Supplied data:
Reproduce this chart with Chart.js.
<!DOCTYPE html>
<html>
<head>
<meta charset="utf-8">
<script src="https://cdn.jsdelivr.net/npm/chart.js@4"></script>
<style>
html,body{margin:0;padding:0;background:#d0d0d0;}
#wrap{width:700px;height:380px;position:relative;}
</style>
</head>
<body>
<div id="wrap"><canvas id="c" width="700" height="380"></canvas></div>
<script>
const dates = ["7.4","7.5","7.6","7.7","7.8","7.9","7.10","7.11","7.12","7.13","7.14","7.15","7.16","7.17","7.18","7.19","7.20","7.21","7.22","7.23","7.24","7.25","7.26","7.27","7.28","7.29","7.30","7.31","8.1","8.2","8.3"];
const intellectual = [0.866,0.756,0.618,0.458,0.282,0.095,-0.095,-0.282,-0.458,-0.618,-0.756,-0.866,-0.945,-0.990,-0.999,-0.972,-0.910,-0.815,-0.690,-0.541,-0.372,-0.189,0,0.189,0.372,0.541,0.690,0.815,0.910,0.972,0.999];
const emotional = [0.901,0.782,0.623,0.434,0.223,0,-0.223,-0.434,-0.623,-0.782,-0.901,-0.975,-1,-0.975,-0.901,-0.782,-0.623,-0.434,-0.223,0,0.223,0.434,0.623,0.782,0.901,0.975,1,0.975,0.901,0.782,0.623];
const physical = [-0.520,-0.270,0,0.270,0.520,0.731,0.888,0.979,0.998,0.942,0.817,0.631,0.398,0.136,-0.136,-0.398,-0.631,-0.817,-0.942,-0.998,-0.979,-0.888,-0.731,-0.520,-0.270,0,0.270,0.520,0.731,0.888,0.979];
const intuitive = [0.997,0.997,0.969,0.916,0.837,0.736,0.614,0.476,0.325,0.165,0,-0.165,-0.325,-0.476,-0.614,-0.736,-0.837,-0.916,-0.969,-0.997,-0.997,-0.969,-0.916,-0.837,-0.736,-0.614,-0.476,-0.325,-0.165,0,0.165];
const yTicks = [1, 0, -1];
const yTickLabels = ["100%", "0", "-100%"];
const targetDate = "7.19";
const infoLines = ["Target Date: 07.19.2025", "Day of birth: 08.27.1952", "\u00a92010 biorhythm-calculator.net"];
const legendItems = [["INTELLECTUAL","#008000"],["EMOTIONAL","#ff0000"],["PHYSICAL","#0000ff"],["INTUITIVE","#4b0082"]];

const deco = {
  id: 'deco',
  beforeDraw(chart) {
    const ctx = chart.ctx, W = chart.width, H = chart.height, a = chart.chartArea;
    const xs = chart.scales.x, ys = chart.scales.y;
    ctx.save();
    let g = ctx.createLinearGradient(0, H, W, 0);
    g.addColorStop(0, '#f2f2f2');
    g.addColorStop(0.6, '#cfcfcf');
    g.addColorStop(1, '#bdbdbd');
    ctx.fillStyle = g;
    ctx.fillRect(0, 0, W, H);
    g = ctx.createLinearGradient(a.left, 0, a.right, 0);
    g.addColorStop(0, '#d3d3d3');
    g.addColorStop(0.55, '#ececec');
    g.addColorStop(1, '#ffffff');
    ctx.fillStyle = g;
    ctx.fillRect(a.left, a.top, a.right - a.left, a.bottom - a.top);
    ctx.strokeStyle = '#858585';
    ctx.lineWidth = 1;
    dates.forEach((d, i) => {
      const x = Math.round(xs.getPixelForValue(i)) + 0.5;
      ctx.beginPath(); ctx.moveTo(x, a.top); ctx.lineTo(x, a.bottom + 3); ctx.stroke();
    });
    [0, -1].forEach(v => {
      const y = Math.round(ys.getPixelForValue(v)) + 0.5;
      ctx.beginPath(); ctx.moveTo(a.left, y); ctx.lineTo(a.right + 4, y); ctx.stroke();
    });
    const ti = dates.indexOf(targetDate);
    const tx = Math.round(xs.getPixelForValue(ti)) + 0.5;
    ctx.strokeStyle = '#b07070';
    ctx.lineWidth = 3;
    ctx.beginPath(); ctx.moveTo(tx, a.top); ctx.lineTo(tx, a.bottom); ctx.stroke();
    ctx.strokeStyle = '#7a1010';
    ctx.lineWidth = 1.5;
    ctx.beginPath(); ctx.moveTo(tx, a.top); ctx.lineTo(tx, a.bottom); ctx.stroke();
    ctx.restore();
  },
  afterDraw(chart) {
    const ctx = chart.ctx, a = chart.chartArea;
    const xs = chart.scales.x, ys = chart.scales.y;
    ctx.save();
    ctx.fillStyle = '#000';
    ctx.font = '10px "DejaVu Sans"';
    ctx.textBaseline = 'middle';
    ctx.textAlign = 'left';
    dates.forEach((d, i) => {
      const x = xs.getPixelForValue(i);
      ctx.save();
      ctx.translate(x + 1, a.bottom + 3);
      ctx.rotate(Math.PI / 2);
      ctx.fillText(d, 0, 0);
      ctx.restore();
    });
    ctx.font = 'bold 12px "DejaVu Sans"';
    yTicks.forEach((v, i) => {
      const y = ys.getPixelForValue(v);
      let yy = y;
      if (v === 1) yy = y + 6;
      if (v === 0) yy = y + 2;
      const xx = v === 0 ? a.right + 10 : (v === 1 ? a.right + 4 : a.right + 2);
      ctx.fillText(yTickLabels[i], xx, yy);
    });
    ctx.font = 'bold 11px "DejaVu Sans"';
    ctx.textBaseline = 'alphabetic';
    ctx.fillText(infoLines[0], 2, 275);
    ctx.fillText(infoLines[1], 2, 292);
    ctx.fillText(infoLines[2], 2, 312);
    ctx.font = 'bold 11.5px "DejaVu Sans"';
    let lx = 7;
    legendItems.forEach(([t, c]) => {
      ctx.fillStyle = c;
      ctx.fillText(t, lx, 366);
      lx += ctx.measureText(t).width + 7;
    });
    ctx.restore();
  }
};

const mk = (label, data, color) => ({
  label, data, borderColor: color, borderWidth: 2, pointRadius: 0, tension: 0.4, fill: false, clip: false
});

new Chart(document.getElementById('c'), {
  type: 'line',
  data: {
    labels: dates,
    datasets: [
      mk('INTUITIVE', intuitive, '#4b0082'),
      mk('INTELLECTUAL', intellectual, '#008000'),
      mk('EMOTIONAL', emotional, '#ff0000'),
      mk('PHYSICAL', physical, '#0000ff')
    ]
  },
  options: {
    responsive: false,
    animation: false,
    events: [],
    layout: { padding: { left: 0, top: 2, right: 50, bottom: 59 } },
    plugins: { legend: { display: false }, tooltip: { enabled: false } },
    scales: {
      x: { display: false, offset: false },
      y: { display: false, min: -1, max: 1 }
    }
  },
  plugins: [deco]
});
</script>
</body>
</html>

Problem details:
Go back to the listing above and please repeat it exactly.

Full answer:
Reproduce this chart with Chart.js.
<!DOCTYPE html>
<html>
<head>
<meta charset="utf-8">
<script src="https://cdn.jsdelivr.net/npm/chart.js@4"></script>
<style>
html,body{margin:0;padding:0;background:#d0d0d0;}
#wrap{width:700px;height:380px;position:relative;}
</style>
</head>
<body>
<div id="wrap"><canvas id="c" width="700" height="380"></canvas></div>
<script>
const dates = ["7.4","7.5","7.6","7.7","7.8","7.9","7.10","7.11","7.12","7.13","7.14","7.15","7.16","7.17","7.18","7.19","7.20","7.21","7.22","7.23","7.24","7.25","7.26","7.27","7.28","7.29","7.30","7.31","8.1","8.2","8.3"];
const intellectual = [0.866,0.756,0.618,0.458,0.282,0.095,-0.095,-0.282,-0.458,-0.618,-0.756,-0.866,-0.945,-0.990,-0.999,-0.972,-0.910,-0.815,-0.690,-0.541,-0.372,-0.189,0,0.189,0.372,0.541,0.690,0.815,0.910,0.972,0.999];
const emotional = [0.901,0.782,0.623,0.434,0.223,0,-0.223,-0.434,-0.623,-0.782,-0.901,-0.975,-1,-0.975,-0.901,-0.782,-0.623,-0.434,-0.223,0,0.223,0.434,0.623,0.782,0.901,0.975,1,0.975,0.901,0.782,0.623];
const physical = [-0.520,-0.270,0,0.270,0.520,0.731,0.888,0.979,0.998,0.942,0.817,0.631,0.398,0.136,-0.136,-0.398,-0.631,-0.817,-0.942,-0.998,-0.979,-0.888,-0.731,-0.520,-0.270,0,0.270,0.520,0.731,0.888,0.979];
const intuitive = [0.997,0.997,0.969,0.916,0.837,0.736,0.614,0.476,0.325,0.165,0,-0.165,-0.325,-0.476,-0.614,-0.736,-0.837,-0.916,-0.969,-0.997,-0.997,-0.969,-0.916,-0.837,-0.736,-0.614,-0.476,-0.325,-0.165,0,0.165];
const yTicks = [1, 0, -1];
const yTickLabels = ["100%", "0", "-100%"];
const targetDate = "7.19";
const infoLines = ["Target Date: 07.19.2025", "Day of birth: 08.27.1952", "\u00a92010 biorhythm-calculator.net"];
const legendItems = [["INTELLECTUAL","#008000"],["EMOTIONAL","#ff0000"],["PHYSICAL","#0000ff"],["INTUITIVE","#4b0082"]];

const deco = {
  id: 'deco',
  beforeDraw(chart) {
    const ctx = chart.ctx, W = chart.width, H = chart.height, a = chart.chartArea;
    const xs = chart.scales.x, ys = chart.scales.y;
    ctx.save();
    let g = ctx.createLinearGradient(0, H, W, 0);
    g.addColorStop(0, '#f2f2f2');
    g.addColorStop(0.6, '#cfcfcf');
    g.addColorStop(1, '#bdbdbd');
    ctx.fillStyle = g;
    ctx.fillRect(0, 0, W, H);
    g = ctx.createLinearGradient(a.left, 0, a.right, 0);
    g.addColorStop(0, '#d3d3d3');
    g.addColorStop(0.55, '#ececec');
    g.addColorStop(1, '#ffffff');
    ctx.fillStyle = g;
    ctx.fillRect(a.left, a.top, a.right - a.left, a.bottom - a.top);
    ctx.strokeStyle = '#858585';
    ctx.lineWidth = 1;
    dates.forEach((d, i) => {
      const x = Math.round(xs.getPixelForValue(i)) + 0.5;
      ctx.beginPath(); ctx.moveTo(x, a.top); ctx.lineTo(x, a.bottom + 3); ctx.stroke();
    });
    [0, -1].forEach(v => {
      const y = Math.round(ys.getPixelForValue(v)) + 0.5;
      ctx.beginPath(); ctx.moveTo(a.left, y); ctx.lineTo(a.right + 4, y); ctx.stroke();
    });
    const ti = dates.indexOf(targetDate);
    const tx = Math.round(xs.getPixelForValue(ti)) + 0.5;
    ctx.strokeStyle = '#b07070';
    ctx.lineWidth = 3;
    ctx.beginPath(); ctx.moveTo(tx, a.top); ctx.lineTo(tx, a.bottom); ctx.stroke();
    ctx.strokeStyle = '#7a1010';
    ctx.lineWidth = 1.5;
    ctx.beginPath(); ctx.moveTo(tx, a.top); ctx.lineTo(tx, a.bottom); ctx.stroke();
    ctx.restore();
  },
  afterDraw(chart) {
    const ctx = chart.ctx, a = chart.chartArea;
    const xs = chart.scales.x, ys = chart.scales.y;
    ctx.save();
    ctx.fillStyle = '#000';
    ctx.font = '10px "DejaVu Sans"';
    ctx.textBaseline = 'middle';
    ctx.textAlign = 'left';
    dates.forEach((d, i) => {
      const x = xs.getPixelForValue(i);
      ctx.save();
      ctx.translate(x + 1, a.bottom + 3);
      ctx.rotate(Math.PI / 2);
      ctx.fillText(d, 0, 0);
      ctx.restore();
    });
    ctx.font = 'bold 12px "DejaVu Sans"';
    yTicks.forEach((v, i) => {
      const y = ys.getPixelForValue(v);
      let yy = y;
      if (v === 1) yy = y + 6;
      if (v === 0) yy = y + 2;
      const xx = v === 0 ? a.right + 10 : (v === 1 ? a.right + 4 : a.right + 2);
      ctx.fillText(yTickLabels[i], xx, yy);
    });
    ctx.font = 'bold 11px "DejaVu Sans"';
    ctx.textBaseline = 'alphabetic';
    ctx.fillText(infoLines[0], 2, 275);
    ctx.fillText(infoLines[1], 2, 292);
    ctx.fillText(infoLines[2], 2, 312);
    ctx.font = 'bold 11.5px "DejaVu Sans"';
    let lx = 7;
    legendItems.forEach(([t, c]) => {
      ctx.fillStyle = c;
      ctx.fillText(t, lx, 366);
      lx += ctx.measureText(t).width + 7;
    });
    ctx.restore();
  }
};

const mk = (label, data, color) => ({
  label, data, borderColor: color, borderWidth: 2, pointRadius: 0, tension: 0.4, fill: false, clip: false
});

new Chart(document.getElementById('c'), {
  type: 'line',
  data: {
    labels: dates,
    datasets: [
      mk('INTUITIVE', intuitive, '#4b0082'),
      mk('INTELLECTUAL', intellectual, '#008000'),
      mk('EMOTIONAL', emotional, '#ff0000'),
      mk('PHYSICAL', physical, '#0000ff')
    ]
  },
  options: {
    responsive: false,
    animation: false,
    events: [],
    layout: { padding: { left: 0, top: 2, right: 50, bottom: 59 } },
    plugins: { legend: { display: false }, tooltip: { enabled: false } },
    scales: {
      x: { display: false, offset: false },
      y: { display: false, min: -1, max: 1 }
    }
  },
  plugins: [deco]
});
</script>
</body>
</html>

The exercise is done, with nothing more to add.